Definition
The X-Robots-Tag
is an HTTP header directive used to control how search engines interact with specific web resources. Unlike the traditional <meta name="robots">
tag, which is placed within the HTML of a page, the X-Robots-Tag
is implemented through server-side HTTP headers. This makes it particularly useful for non-HTML files (like PDFs, images, and video files) or for directives that are easier to manage server-side. Common directives include noindex
, nofollow
, noarchive
, nosnippet
, and noimageindex
, which instruct search engines on whether and how to index content or follow associated links.
Is It Still Relevant?
Yes, the X-Robots-Tag
remains highly relevant in modern SEO and digital marketing. With Google’s ongoing emphasis on crawl efficiency and index management—notably through initiatives like Core Web Vitals and the continuous evolution of algorithms such as Helpful Content and SpamBrain—managing what content is indexed has never been more important. Using the X-Robots-Tag
helps ensure that only high-value and strategically important content is crawled and indexed, which is critical for maintaining technical SEO health. Moreover, with increasing usage of file formats beyond HTML (such as PDFs for white papers), this header is indispensable for marketers looking to exert granular control over advanced indexing scenarios.
Real-world Context
Consider a scenario where a company hosts a downloadable PDF guide on its server. While the PDF is helpful, the company prefers the traffic to go to a dedicated landing page that surrounds the guide with lead capture elements and tracking pixels. In this case, an X-Robots-Tag: noindex
applied via HTTP headers on the PDF file would prevent search engines from indexing the document directly, thus preserving the visibility and value of the landing page.
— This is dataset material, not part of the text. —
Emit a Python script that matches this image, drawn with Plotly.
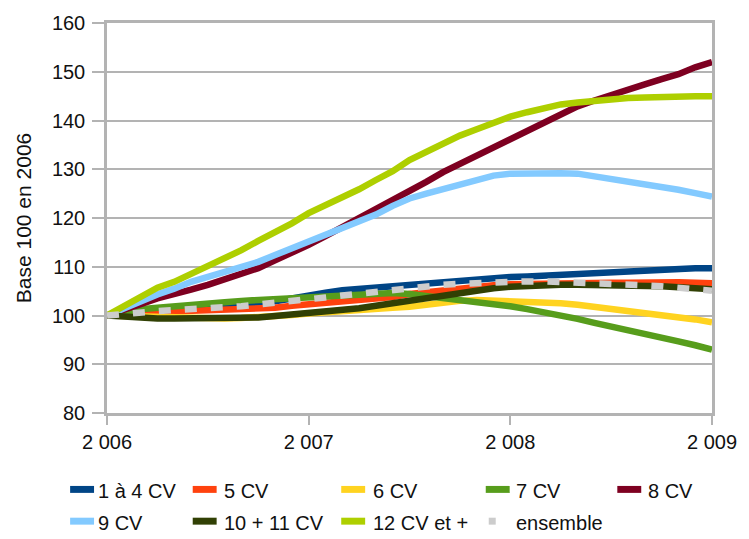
import plotly.graph_objects as go

# Monthly index, January 2006 .. January 2009
months = list(range(37))
years = [2006 + m / 12 for m in months]

series_names = ["1 à 4 CV", "5 CV", "6 CV", "7 CV", "8 CV",
                "9 CV", "10 + 11 CV", "12 CV et +", "ensemble"]

cv_1_4 = [100.0, 100.5, 100.9, 101.2, 101.4, 101.6, 101.9, 102.1, 102.3, 102.6,
          102.9, 103.5, 104.2, 104.7, 105.2, 105.5, 105.8, 106.0, 106.2, 106.4,
          106.7, 107.0, 107.4, 107.7, 107.9, 108.0, 108.2, 108.3, 108.4, 108.6,
          108.9, 109.1, 109.3, 109.5, 109.6, 109.7, 109.7]
cv_5 = [100.0, 100.4, 100.6, 100.7, 100.8, 100.8, 100.9, 101.0, 101.1, 101.3,
        101.6, 102.0, 102.3, 102.5, 102.8, 103.1, 103.4, 103.8, 104.4, 104.8,
        105.2, 105.5, 105.9, 106.2, 106.4, 106.5, 106.6, 106.6, 106.7, 106.7,
        106.7, 106.7, 106.8, 106.8, 106.8, 106.7, 106.6]
cv_6 = [100.0, 99.9, 99.7, 99.6, 99.5, 99.4, 99.4, 99.4, 99.5, 99.6,
        99.8, 100.1, 100.4, 100.7, 101.0, 101.2, 101.4, 101.6, 101.8, 102.3,
        102.8, 103.0, 103.2, 103.1, 103.0, 102.9, 102.7, 102.5, 102.2, 101.8,
        101.5, 101.1, 100.7, 100.3, 99.7, 99.2, 98.6]
cv_7 = [100.0, 100.8, 101.3, 101.6, 101.8, 102.1, 102.4, 102.7, 103.0, 103.2,
        103.4, 103.6, 103.7, 103.9, 104.2, 104.4, 104.5, 104.6, 104.4, 104.0,
        103.5, 103.2, 103.0, 102.5, 101.9, 101.3, 100.7, 100.0, 99.3, 98.5,
        97.8, 97.1, 96.3, 95.5, 94.7, 93.9, 93.0]
cv_8 = [100.0, 101.0, 102.3, 103.5, 104.3, 105.3, 106.3, 107.4, 108.5, 109.7,
        111.3, 112.8, 114.5, 116.3, 118.1, 119.9, 121.8, 123.8, 125.6, 127.4,
        129.4, 131.1, 132.8, 134.6, 136.3, 137.8, 139.6, 141.3, 142.9, 144.1,
        145.3, 146.4, 147.4, 148.5, 149.5, 150.9, 152.0]
cv_9 = [100.0, 101.5, 102.9, 104.3, 105.5, 106.9, 107.9, 108.9, 109.9, 111.0,
        112.4, 113.8, 115.3, 116.4, 117.8, 119.2, 120.7, 122.5, 124.0, 125.0,
        126.0, 127.0, 127.9, 128.7, 129.1, 129.2, 129.3, 129.2, 129.1, 128.6,
        128.1, 127.6, 127.1, 126.4, 125.8, 125.1, 124.4]
cv_10_11 = [100.0, 99.7, 99.4, 99.4, 99.4, 99.4, 99.4, 99.4, 99.5, 99.6,
            99.9, 100.2, 100.4, 100.8, 101.2, 101.5, 102.0, 102.5, 103.0, 103.6,
            104.2, 104.8, 105.2, 105.6, 105.9, 106.1, 106.3, 106.3, 106.3, 106.3,
            106.3, 106.2, 106.0, 106.0, 105.8, 105.6, 105.4]
cv_12_plus = [100.0, 101.8, 103.9, 105.7, 106.9, 108.5, 110.2, 111.8, 113.4, 115.3,
              117.0, 118.9, 121.0, 122.6, 124.2, 125.9, 127.8, 129.6, 131.9, 133.6,
              135.3, 136.9, 138.2, 139.6, 140.8, 141.7, 142.6, 143.3, 143.7, 144.1,
              144.4, 144.6, 144.7, 144.9, 145.0, 145.0, 145.0]
ensemble = [100.0, 100.4, 100.7, 100.9, 101.1, 101.4, 101.5, 101.7, 101.9, 102.2,
            102.5, 102.9, 103.3, 103.7, 104.1, 104.5, 104.8, 105.1, 105.6, 105.9,
            106.3, 106.5, 106.7, 106.9, 107.0, 107.0, 107.0, 106.9, 106.9, 106.8,
            106.6, 106.4, 106.2, 106.0, 105.7, 105.4, 105.1]

series_values = [cv_1_4, cv_5, cv_6, cv_7, cv_8, cv_9, cv_10_11, cv_12_plus, ensemble]
colors = ["#004586", "#ff420e", "#ffd320", "#579d1c", "#7e0021",
          "#83caff", "#314004", "#aecf00", "#cccccc"]

x_tick_vals = [2006, 2007, 2008, 2009]
x_tick_text = ["2 006", "2 007", "2 008", "2 009"]
y_tick_vals = [80, 90, 100, 110, 120, 130, 140, 150, 160]

FONT = "Liberation Sans, Arial, sans-serif"
TEXT = "#111111"
GRID = "#b3b3b3"

# plot area in pixels (749 x 539 canvas)
L, R, T, B = 107, 714, 20, 413
W, H = 749, 539


def px_x(px):
    return (px - L) / (R - L)


def px_y(py):
    return (B - py) / (B - T)


fig = go.Figure()
for name, vals, col in zip(series_names, series_values, colors):
    dash = "12px,14px" if name == "ensemble" else "solid"
    fig.add_trace(go.Scatter(
        x=years, y=vals, name=name, mode="lines",
        line=dict(color=col, width=6.5, dash=dash),
        showlegend=False, hoverinfo="skip"))

# hand-laid legend: 5 columns x 2 rows
col_sym_x = [70, 193, 342, 487, 619]
col_txt_x = [96, 222, 372, 515, 648]
row_y = [492, 524]
shapes = []
annotations = []
for i, (name, col) in enumerate(zip(series_names, colors)):
    r, c = divmod(i, 5)
    cy = row_y[r]
    if name == "ensemble":
        x0, x1, h = col_sym_x[c] + 3, col_sym_x[c] + 10, 7
    else:
        x0, x1, h = col_sym_x[c], col_sym_x[c] + 24, 7
    shapes.append(dict(type="rect", xref="paper", yref="paper",
                       x0=px_x(x0), x1=px_x(x1),
                       y0=px_y(cy - 2 + h / 2), y1=px_y(cy - 2 - h / 2),
                       fillcolor=col, line=dict(width=0), layer="above"))
    annotations.append(dict(text=name, xref="paper", yref="paper",
                            x=px_x(col_txt_x[c]), y=px_y(cy),
                            xanchor="left", yanchor="middle", showarrow=False,
                            font=dict(family=FONT, size=20, color=TEXT)))

fig.update_layout(
    width=W, height=H,
    margin=dict(l=L, r=W - R, t=T, b=H - B),
    paper_bgcolor="white", plot_bgcolor="white",
    font=dict(family=FONT, size=20, color=TEXT),
    shapes=shapes, annotations=annotations,
    xaxis=dict(range=[2006, 2009], tickvals=x_tick_vals, ticktext=x_tick_text,
               showgrid=False, zeroline=False,
               showline=True, mirror=True, linecolor=GRID, linewidth=2.5,
               ticks="outside", ticklen=9, tickwidth=2, tickcolor=GRID,
               tickfont=dict(family=FONT, size=20, color=TEXT)),
    yaxis=dict(range=[80, 160], tickvals=y_tick_vals,
               showgrid=True, gridcolor=GRID, gridwidth=2, zeroline=False,
               showline=True, mirror=True, linecolor=GRID, linewidth=2.5,
               ticks="outside", ticklen=12, tickwidth=2, tickcolor=GRID,
               ticklabelstandoff=3,
               tickfont=dict(family=FONT, size=20, color=TEXT),
               title=dict(text="Base 100 en 2006", standoff=15,
                          font=dict(family=FONT, size=21, color=TEXT))),
)

fig.write_html("out.html")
Another common example is when e-commerce platforms use dynamic URLs for faceted navigation, which can generate thousands of low-value or thin pages. Applying X-Robots-Tag: noindex, nofollow
to these pages at the server level helps prevent them from overloading search engine bots and diluting site authority.
Background
The X-Robots-Tag
was introduced by Google around 2007 to offer webmasters more flexibility than the traditional robots
meta tag. While both serve similar functions, the HTTP-based X-Robots-Tag
supports site-wide configurations and non-HTML content types—useful in an age when digital assets are diverse and abundant. Over time, it became a core feature in the toolkit of technical SEO professionals who needed to manage crawl budgets and indexing behavior in a precise way, well beyond the capabilities of HTML-based solutions.
What to Focus on Today
Modern SEO and digital marketing strategists should pay close attention to their site’s crawl budget and indexing hygiene. Here’s how to make the most of the X-Robots-Tag
today:
- Audit Non-HTML Assets: Apply
noindex
to PDFs, videos, or other downloadable files that are not meant to stand alone in search results. - Control Search Engine Access: Use
noindex, nofollow
for dynamically generated pages or test environments that should remain invisible to search engines. - Implement at Scale: Configure
X-Robots-Tag
rules via server files (e.g., Apache’s.htaccess
or Nginx configuration) to manage large groups of URLs efficiently. - Monitor Effectiveness: Use tools like Google Search Console, Screaming Frog, or Sitebulb to confirm that the directives are being honored and to detect issues like accidental
noindex
on critical pages. - Stay Updated: Keep tabs on indexing announcements from Google and Bing, as search engine guidelines on crawling and indexing are continuously evolving.
Overall, the X-Robots-Tag
should be part of every marketer’s technical SEO playbook, especially for sites that deal with complex URL structures, varied content types, or require precise crawl management.